5. On the other hand, learned counsel for Broker submits that the grant of recovery rights to appellant is unjustified in view of the fact that Broker has already received the commission qua the insurance policy in

question and so, the liability ought to be put on the Insurer to pay the awarded amount. He further submits that the Principal, who had appointed the Broker is Insurance Regulatory Development Authority (IRDA) and not the Insurer. But on query put to him, it is revealed that no such stand was taken by the Insurer in the evidence led. Nothing else is urged on behalf of Broker.

6. Upon hearing and on perusal of impugned order as well as evidence on record, I find that in view of the terms of insurance policy, right of recovery is granted to Insurer. It is so said because the enactment of the Motor Vehicle Act, 1988 is a social legislation and the claimants cannot be made to wait indefinitely to receive the compensation due.

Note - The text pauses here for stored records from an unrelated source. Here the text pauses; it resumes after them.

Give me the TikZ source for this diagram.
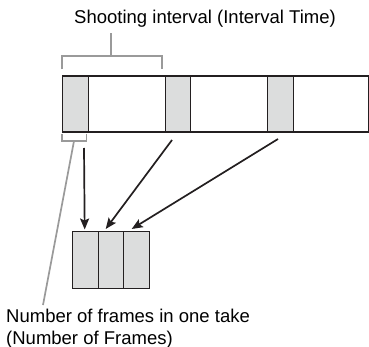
\documentclass[tikz,border=0pt]{standalone}
\usepackage{fontspec}
\setmainfont{Liberation Sans}
\usetikzlibrary{arrows.meta,calc}
\definecolor{inkdark}{HTML}{231F20}
\definecolor{framegray}{HTML}{DCDDDD}
\definecolor{leadgray}{HTML}{9A9A9A}
\tikzset{
  stripbox/.style={draw=inkdark, line width=1.5pt, fill=white, inner sep=0pt},
  framebox/.style={draw=inkdark, line width=1.4pt, fill=framegray, inner sep=0pt,
    minimum width=25.5pt, minimum height=56pt, anchor=north west},
  takebox/.style={draw=inkdark, line width=1.4pt, fill=framegray, inner sep=0pt,
    minimum width=25.5pt, minimum height=57pt, anchor=north west},
  bracket/.style={draw=leadgray, line width=1.7pt},
  pointer/.style={draw=inkdark, line width=1.7pt, -{Stealth[length=11pt,width=9pt,inset=2pt]}},
  label/.style={inner sep=0pt, font=\fontsize{18.5}{21.5}\selectfont}
}
\begin{document}
\begin{tikzpicture}[x=1pt,y=-1pt]
\useasboundingbox (0,0) rectangle (369,347);

% recording strip
\node[stripbox, minimum width=306pt, minimum height=56pt, anchor=north west] (strip) at (62,75.5) {};
\foreach \n/\x in {1/62,2/164.5,3/267}
  \node[framebox] (f\n) at (\x,75.5) {};

% frames of one take
\node[takebox] (t1) at (72,231) {};
\node[takebox] (t2) at (97.5,231) {};
\node[takebox] (t3) at (123,231) {};

% texts
\node[label, anchor=base] (title) at (205,24) {Shooting interval (Interval Time)};
\node[label, anchor=north west, align=left] (caption) at (6,309)
  {Number of frames in one take\\(Number of Frames)};

% brackets
\coordinate (stemtop) at (111,33);
\coordinate (stembot) at (111,56);
\draw[bracket] (62,69.5) -- (62,56) -- (162,56) -- (162,69.5);
\draw[bracket] (stembot) -- (stemtop);
\draw[bracket] (62,134) -- (62,141) -- (86.5,141) -- (86.5,134);
\coordinate (leadtop) at (74,141);
\coordinate (leadend) at (43,305);
\draw[bracket] (leadtop) -- (leadend);

% arrows into the take
\coordinate (s1) at (84,148);
\coordinate (s2) at (172,140);
\coordinate (s3) at (278,139);
\draw[pointer] (s1) -- ($(t1.north)+(-0.75,-1.5)$);
\draw[pointer] (s2) -- ($(t2.north)+(-5.25,-2)$);
\draw[pointer] (s3) -- ($(t3.north)+(-4.75,-2)$);
\end{tikzpicture}
\end{document}
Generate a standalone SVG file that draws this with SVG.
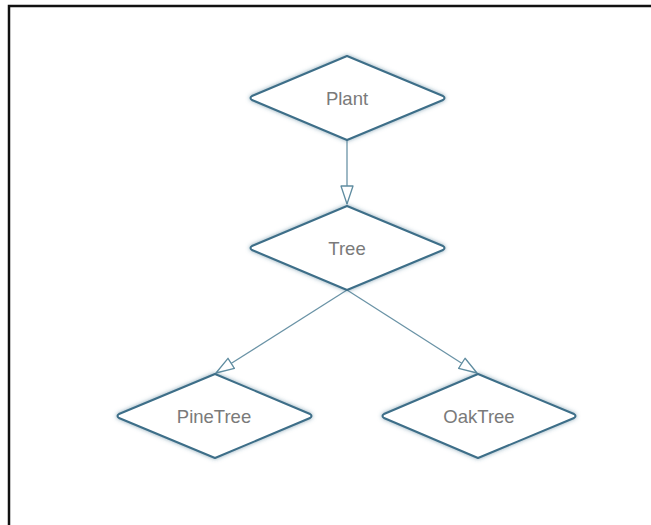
<svg xmlns="http://www.w3.org/2000/svg" width="651" height="525" viewBox="0 0 651 525">
<defs>
<filter id="sh" x="-10%" y="-10%" width="120%" height="120%">
<feGaussianBlur in="SourceAlpha" stdDeviation="2"/>
<feOffset dx="0" dy="0" result="b"/>
<feFlood flood-color="#3d6e88" flood-opacity="0.6"/>
<feComposite in2="b" operator="in"/>
<feMerge><feMergeNode/><feMergeNode in="SourceGraphic"/></feMerge>
</filter>
<marker id="arr" viewBox="0 0 20 14" refX="19" refY="7" markerWidth="20" markerHeight="14" markerUnits="userSpaceOnUse" orient="auto">
<path d="M1,1 L19,7 L1,13 Z" fill="#fff" stroke="#5f8ca0" stroke-width="1.3" stroke-linejoin="round"/>
</marker>
</defs>
<style>
.d{fill:#fff;stroke:#3d6e88;stroke-width:2;stroke-linejoin:round;filter:url(#sh)}
.t{font-family:"Liberation Sans",Arial,sans-serif;font-size:18.5px;fill:#7a7a7a;text-anchor:middle;dominant-baseline:central}
.c{stroke:#6a93a6;stroke-width:1.3;fill:none;marker-end:url(#arr)}
</style>
<rect width="651" height="525" fill="#fff"/>
<path d="M9,525 V6 H651" fill="none" stroke="#111" stroke-width="2.5"/>
<g id="connectors">
<line class="c" x1="347" y1="140" x2="347" y2="204"/>
<line class="c" x1="347" y1="290" x2="216" y2="373"/>
<line class="c" x1="347" y1="290" x2="477" y2="373"/>
</g>
<g id="plant">
<path class="d" d="M347,56 L443,96 Q446,98 443,100 L347,140 L252,100 Q249,98 252,96 Z"/>
<text class="t" x="347" y="98">Plant</text>
</g>
<g id="tree">
<path class="d" d="M347,206 L443,246 Q446,248 443,250 L347,290 L252,250 Q249,248 252,246 Z"/>
<text class="t" x="347" y="248">Tree</text>
</g>
<g id="pinetree">
<path class="d" d="M215,374 L310,414 Q313,416 310,418 L215,458 L119,418 Q116,416 119,414 Z"/>
<text class="t" x="214" y="416">PineTree</text>
</g>
<g id="oaktree">
<path class="d" d="M478,374 L574,414 Q577,416 574,418 L478,458 L384,418 Q381,416 384,414 Z"/>
<text class="t" x="479" y="416">OakTree</text>
</g>
</svg>
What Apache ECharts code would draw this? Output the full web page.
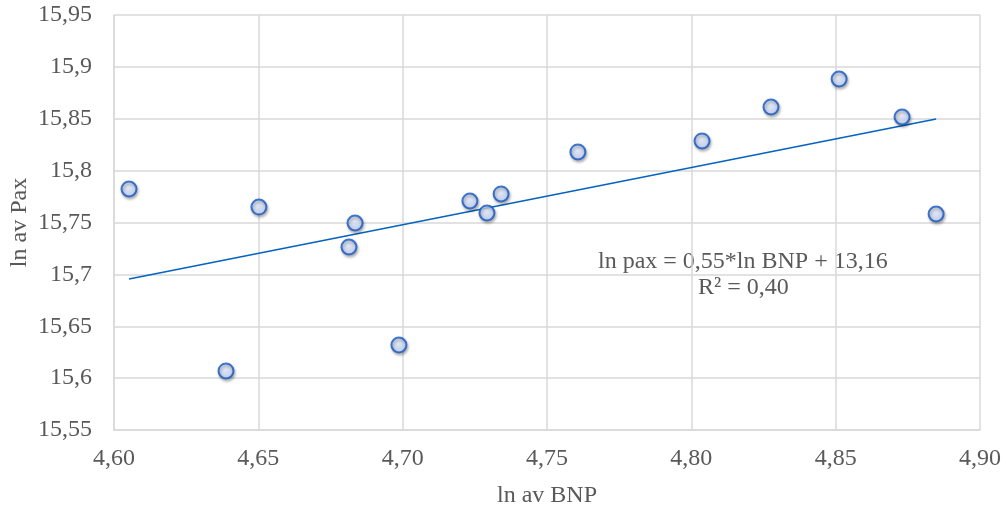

7. Right of recovery is an equitable right, which is granted in such like cases to facilitate prompt grant of compensation to the claimants in deserving cases. Therefore, grant of recovery rights to the Insurer cannot be faulted with. Such a view is being taken as a bare perusal of evidence of the Broker reveals that the cover note alongwith the requisite premium was not deposited with the Insurer. Merely because commission was received by the Broker would not give any right to the Broker to avoid the liability to pay the awarded compensation. It is being so said because the Broker has failed to produce the proof of deposit of the premium amount with the insurer.

8. Simply because the Broker was appointed by the Insurance Regulatory Development Authority (IRDA) would not snap the relationship between the Insurer and the Broker. The quantum of compensation granted appears to be reasonable.

9. Upon scrutiny of the evidence on record, this Court is of the considered opinion that there is no substance in the above captioned two appeals. Resultantly, while maintaining the impugned Award, both these appeals are dismissed.